- DIRECTIVE:
Show every line where "source" occurs.

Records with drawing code
------------------------------

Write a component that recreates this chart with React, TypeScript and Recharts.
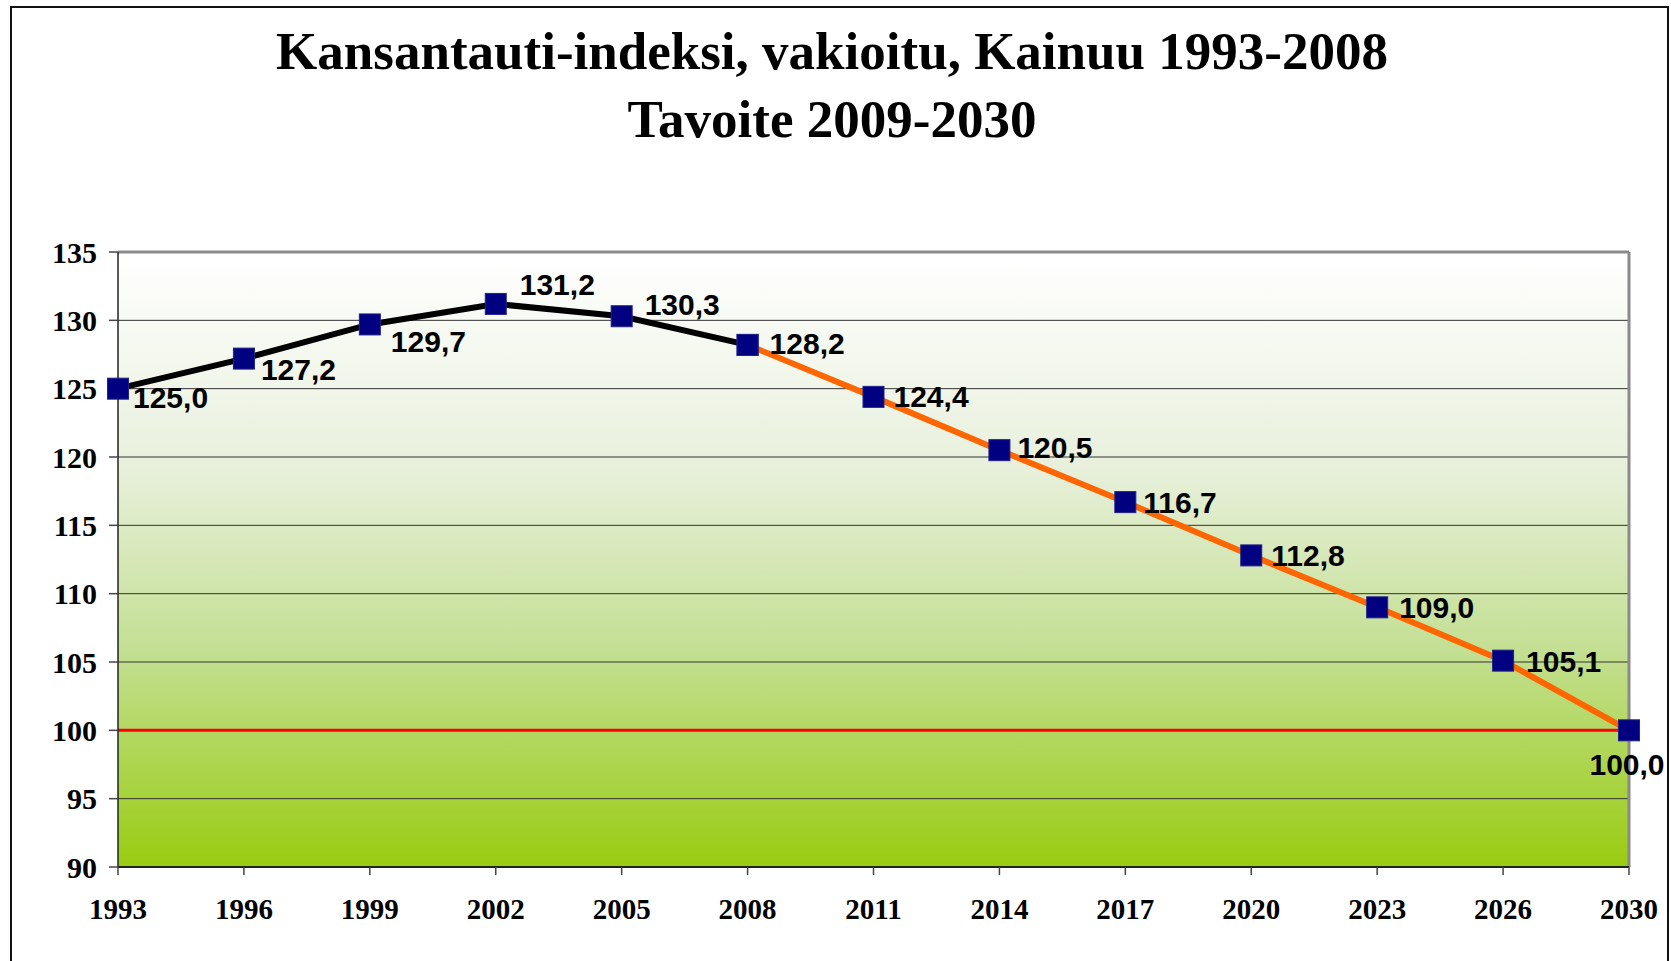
import React from 'react';
import {
  LineChart,
  Line,
  XAxis,
  YAxis,
  CartesianGrid,
  ReferenceLine,
  LabelList,
} from 'recharts';

// tilastoitu jakso ja tavoite
const years = ['1993', '1996', '1999', '2002', '2005', '2008', '2011', '2014', '2017', '2020', '2023', '2026', '2030'];
const measured = [125.0, 127.2, 129.7, 131.2, 130.3, 128.2];
const targetValues = [128.2, 124.4, 120.5, 116.7, 112.8, 109.0, 105.1, 100.0];
const yTicks = [90, 95, 100, 105, 110, 115, 120, 125, 130, 135];

const data = years.map((year, i) => ({
  year,
  measured: i < measured.length ? measured[i] : null,
  target: i >= measured.length - 1 ? targetValues[i - measured.length + 1] : null,
}));

// label placement per point: [dx, dy, anchor]
const labelPlacement: [number, number, string][] = [
  [15, 9, 'start'],
  [17, 11, 'start'],
  [21, 17, 'start'],
  [24, -19, 'start'],
  [23, -12, 'start'],
  [22, -1, 'start'],
  [20, 0, 'start'],
  [18, -3, 'start'],
  [18, 0, 'start'],
  [20, 0, 'start'],
  [22, 0, 'start'],
  [23, 1, 'start'],
  [-2, 34, 'middle'],
];

const serif = '"Liberation Serif", "Times New Roman", serif';
const sans = '"Liberation Sans", Arial, sans-serif';

const SquareDot = (props: any) => {
  const { cx, cy, index, value } = props;
  if (cx == null || cy == null || value == null) return <g key={`e-${index}`} />;
  return (
    <rect
      key={`d-${index}`}
      x={cx - 10.5}
      y={cy - 10.5}
      width={21}
      height={21}
      fill="#000080"
      stroke="#22228a"
      strokeWidth={1}
    />
  );
};

const makeLabel = (skip: number[]) => (props: any) => {
  const { x, y, value, index } = props;
  if (value == null || skip.includes(index)) return null;
  const [dx, dy, anchor] = labelPlacement[index];
  return (
    <text
      key={`l-${index}`}
      x={x + dx}
      y={y + dy}
      textAnchor={anchor as any}
      dominantBaseline="central"
      fontFamily={sans}
      fontWeight="bold"
      fontSize={30}
      fill="#000"
    >
      {Number(value).toFixed(1).replace('.', ',')}
    </text>
  );
};

const App = () => {
  return (
    <div style={{ position: 'absolute', left: 0, top: 0, width: 1671, height: 961, overflow: 'hidden', background: '#fff' }}>
      <svg width={0} height={0} style={{ position: 'absolute' }}>
        <defs>
          <linearGradient id="plotBg" x1="0" y1="0" x2="0" y2="1">
            <stop offset="0%" stopColor="#ffffff" />
            <stop offset="35%" stopColor="#e8f0dc" />
            <stop offset="65%" stopColor="#c3df92" />
            <stop offset="100%" stopColor="#99cc11" />
          </linearGradient>
        </defs>
      </svg>

      <div
        style={{
          position: 'absolute',
          left: 10,
          top: 6,
          width: 1655,
          height: 1000,
          border: '2px solid #111',
        }}
      />

      <div
        style={{
          position: 'absolute',
          left: 0,
          top: 17,
          width: 1664,
          textAlign: 'center',
          fontFamily: serif,
          fontWeight: 'bold',
          fontSize: 53,
          lineHeight: '68px',
          color: '#000',
        }}
      >
        <div>Kansantauti-indeksi, vakioitu, Kainuu 1993-2008</div>
        <div>Tavoite 2009-2030</div>
      </div>

      <div style={{ position: 'absolute', left: 0, top: 0 }}>
        <LineChart
          width={1671}
          height={961}
          data={data}
          margin={{ top: 252, right: 42, bottom: 54, left: 58 }}
        >
          <CartesianGrid
            vertical={false}
            stroke="#333"
            strokeWidth={1}
            fill="url(#plotBg)"
            fillOpacity={1}
          />
          <XAxis
            dataKey="year"
            type="category"
            interval={0}
            height={40}
            tickSize={8}
            tickMargin={23}
            axisLine={{ stroke: '#222', strokeWidth: 2 }}
            tickLine={{ stroke: '#444', strokeWidth: 1.5 }}
            tick={{ fontFamily: serif, fontWeight: 'bold', fontSize: 29, fill: '#000' }}
          />
          <YAxis
            domain={[90, 135]}
            ticks={yTicks}
            width={60}
            tickSize={9}
            tickMargin={12}
            axisLine={{ stroke: '#222', strokeWidth: 1.5 }}
            tickLine={{ stroke: '#444', strokeWidth: 1.5 }}
            tick={{ fontFamily: serif, fontWeight: 'bold', fontSize: 30, fill: '#000' }}
          />
          <ReferenceLine y={135} stroke="#8a8a8a" strokeWidth={3} />
          <ReferenceLine x="2030" stroke="#8a8a8a" strokeWidth={3} />
          <ReferenceLine y={100} stroke="#ff0000" strokeWidth={3} />
          <Line
            dataKey="measured"
            stroke="#000"
            strokeWidth={6}
            dot={SquareDot}
            activeDot={false}
            isAnimationActive={false}
          >
            <LabelList dataKey="measured" content={makeLabel([])} />
          </Line>
          <Line
            dataKey="target"
            stroke="#ff6600"
            strokeWidth={6}
            dot={SquareDot}
            activeDot={false}
            isAnimationActive={false}
          >
            <LabelList dataKey="target" content={makeLabel([5])} />
          </Line>
        </LineChart>
      </div>
    </div>
  );
};

export default App;
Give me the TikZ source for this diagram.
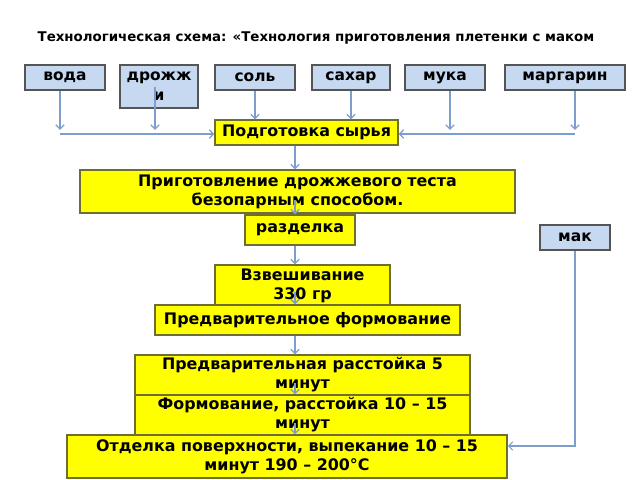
\documentclass[tikz,border=0pt]{standalone}
\usepackage{fontspec}
\setmainfont{DejaVu Sans}
\usepackage{tikz}
\usetikzlibrary{
  arrows.meta
}

\definecolor{ingrfill}{RGB}{198,217,241}
\definecolor{ingrline}{RGB}{85,85,85}
\definecolor{stagefill}{RGB}{255,255,0}
\definecolor{stageline}{RGB}{110,110,50}
\definecolor{linkblue}{RGB}{125,158,205}

\begin{document}
\begin{tikzpicture}[x=0.025cm, y=-0.025cm,
    >={Straight Barb[length=3pt,width=6pt]},
    ingr/.style={draw=ingrline, fill=ingrfill, line width=1pt,
      font=\bfseries\fontsize{11}{14}\selectfont,
      align=center, inner sep=0pt, minimum height=0.625cm},
    stage/.style={draw=stageline, fill=stagefill, line width=1pt,
      font=\bfseries\fontsize{11.3}{13.5}\selectfont,
      align=center, inner sep=0pt},
    link/.style={draw=linkblue, line width=0.8pt, ->}]
      \useasboundingbox (0,0) rectangle (640,480);

      \node [font=\bfseries\fontsize{9.5}{11}\selectfont] (title) at (316,38)
        {Технологическая схема: «Технология приготовления плетенки с маком};

      % ingredients
      \node [ingr, minimum width=2cm] (voda) at (65,77.5) {вода};
      \node [ingr, minimum width=1.95cm,
        minimum height=1.075cm] (drozh) at (159,86.5) {дрожж\\и};
      \node [ingr, minimum width=2cm] (salt) at (255,77.5) {соль};
      \node [ingr, minimum width=1.95cm] (sugar) at (351,77.5) {сахар};
      \node [ingr, minimum width=2cm] (flour) at (445,77.5) {мука};
      \node [ingr, minimum width=3cm] (marg) at (565,77.5) {маргарин};
      \node [ingr, minimum width=1.75cm] (mak) at (575,237.5) {мак};

      % stages
      \node [stage, minimum width=4.575cm,
        minimum height=0.625cm] (prep) at (306.5,132.5) {Подготовка сырья};
      \node [stage, minimum width=10.875cm,
        minimum height=1.075cm] (dough) at (297.5,191.5)
        {Приготовление дрожжевого теста\\безопарным способом.};
      \node [stage, minimum width=2.75cm,
        minimum height=0.75cm] (cut) at (300,230) {разделка};
      \node [stage, minimum width=4.375cm,
        minimum height=1.05cm] (weigh) at (302.5,286) {Взвешивание\\330 гр};
      \node [stage, minimum width=7.625cm,
        minimum height=0.75cm] (preform) at (307.5,320) {Предварительное формование};
      \node [stage, minimum width=8.375cm,
        minimum height=1cm] (prerest) at (302.5,375)
        {Предварительная расстойка 5\\минут};
      \node [stage, minimum width=8.375cm,
        minimum height=1cm] (shape) at (302.5,415)
        {Формование, расстойка 10 – 15\\минут};
      \node [stage, minimum width=11cm,
        minimum height=1.075cm] (bake) at (287,456.5)
        {Отделка поверхности, выпекание 10 – 15\\минут 190 – 200°C};

      \coordinate (axis) at (295,0);
      \coordinate (inL) at (60,134);
      \coordinate (inL2) at (155,134);
      \coordinate (inR2) at (450,134);
      \coordinate (inR) at (575,134);
      \coordinate (makin) at (575,446);

      % ingredients into preparation
      \draw [link] (voda.south -| inL) -- ([yshift=3pt]inL);
      \draw [link] (drozh.center -| inL2) -- ([yshift=3pt]inL2);
      \draw [link] (salt.south) -- (salt.south |- prep.north);
      \draw [link] (sugar.south) -- (sugar.south |- prep.north);
      \draw [link] (flour.south -| inR2) -- ([yshift=3pt]inR2);
      \draw [link] (marg.south -| inR) -- ([yshift=3pt]inR);
      \draw [link] (inL) -- (inL -| prep.west);
      \draw [link] (inR) -- (inR -| prep.east);

      % main line
      \draw [link] (prep.south -| axis) -- (dough.north -| axis);
      \draw [link] ([yshift=-6pt]dough.center -| axis) -- (cut.north -| axis);
      \draw [link] (cut.south -| axis) -- (weigh.north -| axis);
      \draw [link] ([yshift=-4pt]weigh.center -| axis) -- (preform.north -| axis);
      \draw [link] (preform.south -| axis) -- (prerest.north -| axis);
      \draw [link] ([yshift=-6pt]prerest.center -| axis) -- (shape.north -| axis);
      \draw [link] ([yshift=-6pt]shape.center -| axis) -- (bake.north -| axis);

      \draw [link] (mak.south) -- (makin) -- (makin -| bake.east);
    \end{tikzpicture}
\end{document}
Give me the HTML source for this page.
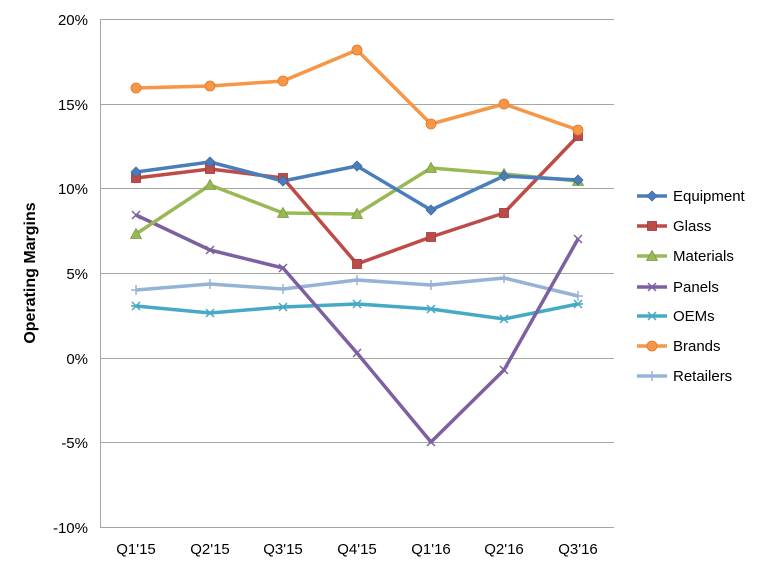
<!DOCTYPE html>
<html><head><meta charset="utf-8"><style>
body{margin:0;background:#fff;}
svg{display:block;font-family:"Liberation Sans",sans-serif;}
</style></head><body>
<svg width="768" height="569" viewBox="0 0 768 569">
<g stroke="#a6a6a6" stroke-width="1">
<line x1="100" y1="19.5" x2="614" y2="19.5"/>
<line x1="100" y1="104.5" x2="614" y2="104.5"/>
<line x1="100" y1="188.5" x2="614" y2="188.5"/>
<line x1="100" y1="273.5" x2="614" y2="273.5"/>
<line x1="100" y1="358.5" x2="614" y2="358.5"/>
<line x1="100" y1="442.5" x2="614" y2="442.5"/>
<line x1="100" y1="527.5" x2="614" y2="527.5"/>
<line x1="100.5" y1="19" x2="100.5" y2="527"/>
</g>
<g font-size="15" fill="#000" text-anchor="end">
<text x="88" y="25">20%</text><text x="88" y="110">15%</text><text x="88" y="194">10%</text>
<text x="88" y="279">5%</text><text x="88" y="364">0%</text><text x="88" y="448">-5%</text><text x="88" y="533">-10%</text>
</g>
<g font-size="15" fill="#000" text-anchor="middle">
<text x="136" y="554">Q1'15</text><text x="210" y="554">Q2'15</text><text x="283" y="554">Q3'15</text>
<text x="357" y="554">Q4'15</text><text x="431" y="554">Q1'16</text><text x="504" y="554">Q2'16</text><text x="578" y="554">Q3'16</text>
</g>
<text transform="translate(35,273) rotate(-90)" font-size="16" font-weight="bold" text-anchor="middle">Operating Margins</text>
<g fill="none" stroke-width="3.5" stroke-linejoin="round">
<polyline stroke="#95b3d7" points="136,290 210,284 283,289 357,280 431,285 504,278 578,296"/>
<polyline stroke="#46aac5" points="136,306 210,313 283,307 357,304 431,309 504,319 578,304"/>
<polyline stroke="#7d60a0" points="136,215 210,250 283,268 357,353 431,442 504,370 578,239"/>
<polyline stroke="#98b954" points="136,234 210,185 283,213 357,214 431,168 504,174 578,181"/>
<polyline stroke="#be4b48" points="136,178 210,169 283,178 357,264 431,237 504,213 578,136"/>
<polyline stroke="#4a7ebb" points="136,172 210,162 283,181 357,166 431,210 504,176 578,180"/>
<polyline stroke="#f79646" points="136,88 210,86 283,81 357,50 431,124 504,104 578,130"/>
</g>
<defs>
<g id="dia"><path d="M0,-5 L5,0 L0,5 L-5,0Z" fill="#4a7ebb" stroke="#3a6aa0" stroke-width="0.8"/></g>
<g id="sq"><rect x="-4.5" y="-4.5" width="9" height="9" fill="#be4b48" stroke="#9c3a38" stroke-width="0.8"/></g>
<g id="tri"><path d="M0,-5.5 L5.5,4.5 L-5.5,4.5Z" fill="#98b954" stroke="#7a9a40" stroke-width="0.8"/></g>
<g id="x"><path d="M-4,-4 L4,4 M-4,4 L4,-4" stroke="#7d60a0" stroke-width="1.5"/></g>
<g id="ast"><path d="M-4,-4 L4,4 M-4,4 L4,-4 M-5,0 L5,0" stroke="#46aac5" stroke-width="1.5"/></g>
<g id="cir"><circle r="5" fill="#f79646" stroke="#e07a2a" stroke-width="0.8"/></g>
<g id="plus"><path d="M-5,0 L5,0 M0,-5 L0,5" stroke="#95b3d7" stroke-width="1.5"/></g>
</defs>
<g>
<use href="#plus" x="136" y="290"/><use href="#plus" x="210" y="284"/><use href="#plus" x="283" y="289"/><use href="#plus" x="357" y="280"/><use href="#plus" x="431" y="285"/><use href="#plus" x="504" y="278"/><use href="#plus" x="578" y="296"/>
<use href="#ast" x="136" y="306"/><use href="#ast" x="210" y="313"/><use href="#ast" x="283" y="307"/><use href="#ast" x="357" y="304"/><use href="#ast" x="431" y="309"/><use href="#ast" x="504" y="319"/><use href="#ast" x="578" y="304"/>
<use href="#x" x="136" y="215"/><use href="#x" x="210" y="250"/><use href="#x" x="283" y="268"/><use href="#x" x="357" y="353"/><use href="#x" x="431" y="442"/><use href="#x" x="504" y="370"/><use href="#x" x="578" y="239"/>
<use href="#tri" x="136" y="234"/><use href="#tri" x="210" y="185"/><use href="#tri" x="283" y="213"/><use href="#tri" x="357" y="214"/><use href="#tri" x="431" y="168"/><use href="#tri" x="504" y="174"/><use href="#tri" x="578" y="181"/>
<use href="#sq" x="136" y="178"/><use href="#sq" x="210" y="169"/><use href="#sq" x="283" y="178"/><use href="#sq" x="357" y="264"/><use href="#sq" x="431" y="237"/><use href="#sq" x="504" y="213"/><use href="#sq" x="578" y="136"/>
<use href="#dia" x="136" y="172"/><use href="#dia" x="210" y="162"/><use href="#dia" x="283" y="181"/><use href="#dia" x="357" y="166"/><use href="#dia" x="431" y="210"/><use href="#dia" x="504" y="176"/><use href="#dia" x="578" y="180"/>
<use href="#cir" x="136" y="88"/><use href="#cir" x="210" y="86"/><use href="#cir" x="283" y="81"/><use href="#cir" x="357" y="50"/><use href="#cir" x="431" y="124"/><use href="#cir" x="504" y="104"/><use href="#cir" x="578" y="130"/>
</g>
<g stroke-width="3.5">
<line x1="637" y1="196" x2="667" y2="196" stroke="#4a7ebb"/><use href="#dia" x="652" y="196"/>
<line x1="637" y1="226" x2="667" y2="226" stroke="#be4b48"/><use href="#sq" x="652" y="226"/>
<line x1="637" y1="256" x2="667" y2="256" stroke="#98b954"/><use href="#tri" x="652" y="256"/>
<line x1="637" y1="287" x2="667" y2="287" stroke="#7d60a0"/><use href="#x" x="652" y="287"/>
<line x1="637" y1="316" x2="667" y2="316" stroke="#46aac5"/><use href="#ast" x="652" y="316"/>
<line x1="637" y1="346" x2="667" y2="346" stroke="#f79646"/><use href="#cir" x="652" y="346"/>
<line x1="637" y1="376" x2="667" y2="376" stroke="#95b3d7"/><use href="#plus" x="652" y="376"/>
</g>
<g font-size="15" fill="#000">
<text x="673" y="201">Equipment</text><text x="673" y="231">Glass</text><text x="673" y="261">Materials</text>
<text x="673" y="292">Panels</text><text x="673" y="321">OEMs</text><text x="673" y="351">Brands</text><text x="673" y="381">Retailers</text>
</g>
</svg>
</body></html>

------------------------------

- IN RESPONSE:
Give me the TikZ source for this diagram.
Give me the HTML source for this page.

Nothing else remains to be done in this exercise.